→ Source material
=====

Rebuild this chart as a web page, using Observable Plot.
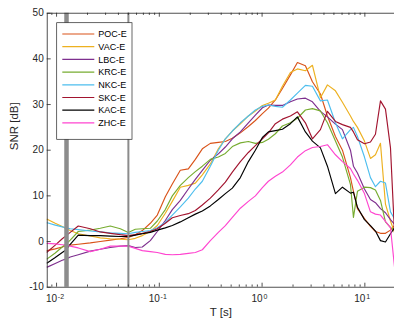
<!DOCTYPE html>
<html><head><meta charset="utf-8">
<script src="https://cdn.jsdelivr.net/npm/d3@7"></script>
<script src="https://cdn.jsdelivr.net/npm/@observablehq/plot@0.6"></script>
<style>
html,body{margin:0;padding:0;background:#fff;}
#chart{width:394px;height:322px;overflow:hidden;}
</style></head><body><div id="chart"></div>
<script>
// Period grid T [s]
const periods = [0.00811,0.00971,0.01136,0.01243,0.01359,0.01627,0.02129,0.02664,0.03333,0.04172,
  0.04991,0.0584,0.06832,0.08174,0.09561,0.1144,0.1338,0.1601,0.1916,0.2241,
  0.2622,0.3137,0.3753,0.4391,0.5137,0.6146,0.7355,0.8604,1.007,1.152,
  1.347,1.577,1.886,2.207,2.64,3.089,3.696,4.324,5.173,6.052,
  7.242,7.745,8.472,9.911,11.34,12.68,14.19,15.87,17.76,19.43];

const seriesNames = ["POC-E","VAC-E","LBC-E","KRC-E","NKC-E","SKC-E","KAC-E","ZHC-E"];
const seriesColors = ["#d95319","#edb120","#7e2f8e","#77ac30","#4dbeee","#a2142f","#000000","#ff45d0"];

const pocE = [-2.0,-1.6,-1.2,-0.9,-0.8,-0.6,-0.3,0.0,0.3,0.6,0.9,1.5,2.4,4.0,5.8,9.8,12.6,15.6,15.9,18.0,20.3,21.5,21.7,21.9,22.6,23.8,25.2,26.5,28.0,29.2,31.0,33.5,36.5,39.2,38.5,35.0,32.3,27.5,23.0,20.0,14.0,11.0,7.2,5.0,3.3,2.2,1.8,1.8,2.5,3.5];
const vacE = [4.9,4.0,3.3,2.8,2.4,1.7,1.2,0.8,0.6,0.5,0.4,0.7,1.3,2.2,3.5,6.2,8.8,11.9,12.3,12.8,14.6,17.0,20.3,22.5,24.2,25.8,27.5,28.6,29.8,30.3,31.0,34.0,37.0,37.8,37.4,38.6,31.5,34.3,33.0,30.5,27.5,26.3,25.0,22.0,18.2,19.0,21.5,8.2,4.5,2.0];
const lbcE = [-5.6,-4.8,-4.1,-3.8,-3.4,-2.9,-2.1,-1.7,-1.3,-1.0,-0.9,-1.3,-1.2,0.2,2.2,4.6,7.0,9.0,11.5,13.6,15.6,17.8,19.2,20.7,22.5,24.0,26.0,27.7,29.3,29.9,29.8,29.8,30.6,31.2,31.4,30.6,28.5,27.3,25.7,24.5,20.0,16.5,15.0,11.5,9.2,8.5,7.2,6.3,4.8,3.8];
const krcE = [-3.8,-2.5,-1.2,-0.5,0.3,2.2,2.5,2.9,3.4,2.8,2.0,2.7,2.8,2.9,4.5,7.0,10.0,12.3,14.0,15.3,16.5,18.0,18.5,19.3,20.8,21.6,21.9,21.5,21.7,22.4,23.6,25.3,26.0,27.0,28.8,29.1,28.6,26.0,22.0,18.5,12.5,5.3,11.0,11.9,11.8,11.3,9.0,4.3,3.1,2.4];
const nkcE = [4.1,3.6,3.2,3.0,2.8,2.6,2.3,2.1,1.9,1.8,1.7,2.0,2.2,2.4,3.0,4.2,5.8,7.6,9.5,11.5,13.2,16.5,20.0,22.5,24.2,26.0,27.5,28.8,29.6,29.9,29.6,29.4,31.0,32.5,34.2,34.0,30.8,31.0,26.0,22.5,24.5,25.0,23.0,18.5,14.0,12.0,13.2,12.8,6.5,5.0];
const skcE = [-2.3,-0.8,0.6,1.3,2.0,3.4,2.8,2.1,1.8,1.5,1.3,1.5,1.8,2.2,2.8,4.0,5.2,5.7,6.1,6.8,8.0,9.5,11.3,13.0,15.2,17.5,19.5,21.0,22.5,23.8,25.8,26.8,27.5,28.4,26.0,22.5,24.5,28.5,26.3,25.6,25.0,24.0,22.3,21.4,21.8,23.5,30.8,29.0,20.5,2.0];
const kacE = [-4.7,-3.5,-2.4,-1.8,-0.6,1.4,1.3,1.3,1.2,1.1,1.1,1.4,1.7,2.0,2.5,3.0,3.5,4.3,5.2,6.0,6.7,7.8,9.2,10.5,11.7,14.0,17.5,20.0,22.8,24.0,24.3,24.6,25.8,27.3,24.0,22.0,20.5,16.5,10.5,11.9,10.6,10.8,7.5,4.8,3.5,2.3,0.2,-0.1,1.7,3.0];
const zhcE = [-0.4,-0.5,-0.7,-0.8,-1.0,-1.4,-2.2,-1.7,-1.0,-1.0,-1.0,-1.5,-2.0,-2.2,-2.4,-2.8,-2.9,-2.8,-2.6,-2.4,-1.8,0.2,2.0,3.5,5.3,7.3,8.8,10.0,11.8,13.2,14.3,15.2,16.8,18.5,19.9,20.6,20.8,21.2,19.0,17.5,16.0,14.8,13.4,10.5,6.5,6.0,5.8,4.4,3.0,-5.5];

const seriesValues = [pocE, vacE, lbcE, krcE, nkcE, skcE, kacE, zhcE];

const markerPeriods = [0.0125, 0.05];
const yTicks = [-10,0,10,20,30,40,50];
const xMajorTicks = [0.01,0.1,1,10];
const xExponents = ["-2","-1","0","1"];
const xMinorTicks = [0.009,0.02,0.03,0.04,0.05,0.06,0.07,0.08,0.09,0.2,0.3,0.4,0.5,0.6,0.7,0.8,0.9,2,3,4,5,6,7,8,9];

const rows = seriesNames.flatMap((name, i) => seriesValues[i].map((v, j) => ({T: periods[j], snr: v, name})));

const W = 394, H = 322;
const mL = 46.7, mR = 0, mT = 12.7, mB = 35.3;
const frameW = W - mL - mR, frameH = H - mT - mB;
const font = "'Liberation Sans', Arial, Helvetica, sans-serif";
const axisCol = "#262626";

const plot = Plot.plot({
  width: W, height: H,
  marginLeft: mL, marginRight: mR, marginTop: mT, marginBottom: mB,
  x: {type: "log", domain: [0.00811, 19.43], axis: null},
  y: {domain: [-10, 50], axis: null},
  color: {domain: seriesNames, range: seriesColors},
  style: {fontFamily: font, background: "#fff", overflow: "visible"},
  marks: [
    Plot.line(rows, {x: "T", y: "snr", z: "name", stroke: "name", strokeWidth: 1.15}),
    Plot.ruleX([markerPeriods[0]], {x: d => d, stroke: "#8c8c8c", strokeWidth: 4.5}),
    Plot.ruleX([markerPeriods[1]], {x: d => d, stroke: "#8c8c8c", strokeWidth: 2}),
    Plot.frame({stroke: axisCol, strokeWidth: 0.8}),
    Plot.tickX(xMajorTicks, {x: d => d, insetTop: frameH - 4, stroke: axisCol, strokeWidth: 0.8}),
    Plot.tickX(xMajorTicks, {x: d => d, insetBottom: frameH - 4, stroke: axisCol, strokeWidth: 0.8}),
    Plot.tickX(xMinorTicks, {x: d => d, insetTop: frameH - 2.2, stroke: axisCol, strokeWidth: 0.8}),
    Plot.tickX(xMinorTicks, {x: d => d, insetBottom: frameH - 2.2, stroke: axisCol, strokeWidth: 0.8}),
    Plot.tickY(yTicks, {y: d => d, insetRight: frameW - 4, stroke: axisCol, strokeWidth: 0.8}),
    Plot.text(yTicks, {y: d => d, text: d => String(d), frameAnchor: "left", textAnchor: "end", dx: -3.5, fontSize: 10, fill: axisCol}),
    Plot.text(xMajorTicks, {x: d => d, text: () => "10", frameAnchor: "bottom", textAnchor: "end", dx: 0.5, dy: 14.8, fontSize: 10, fill: axisCol}),
    Plot.text(xMajorTicks, {x: d => d, text: d => xExponents[xMajorTicks.indexOf(d)], frameAnchor: "bottom", textAnchor: "start", dx: 1.3, dy: 11.3, fontSize: 7, fill: axisCol}),
    Plot.text(["T [s]"], {text: d => d, frameAnchor: "bottom", dy: 28.3, fontSize: 11.5, fill: axisCol}),
    Plot.text(["SNR [dB]"], {text: d => d, frameAnchor: "left", dx: -32.7, rotate: -90, fontSize: 11.5, fill: axisCol})
  ]
});

// legend (MATLAB style box, top-left inside axes)
const svg = d3.select(plot);
const lg = svg.append("g").attr("font-family", font).attr("text-anchor", "start");
lg.append("rect").attr("x", 56.7).attr("y", 22.7).attr("width", 75.3).attr("height", 116.6)
  .attr("fill", "#fff").attr("stroke", axisCol).attr("stroke-width", 0.7);
seriesNames.forEach((name, i) => {
  const y = 34 + i * 12.7;
  lg.append("line").attr("x1", 62.3).attr("x2", 94.3).attr("y1", y).attr("y2", y)
    .attr("stroke", seriesColors[i]).attr("stroke-width", 1.2);
  lg.append("text").attr("x", 98.3).attr("y", y).attr("dy", "0.35em")
    .attr("text-anchor", "start").attr("font-size", 9).attr("fill", "#000").text(name);
});

document.getElementById("chart").appendChild(plot);
</script>
</body></html>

=====

→ What is expected
Find each line holding "chart". Copy it out.

→ Exercise solution
Rebuild this chart as a web page, using Observable Plot.
#chart{width:394px;height:322px;overflow:hidden;}
</style></head><body><div id="chart"></div>
document.getElementById("chart").appendChild(plot);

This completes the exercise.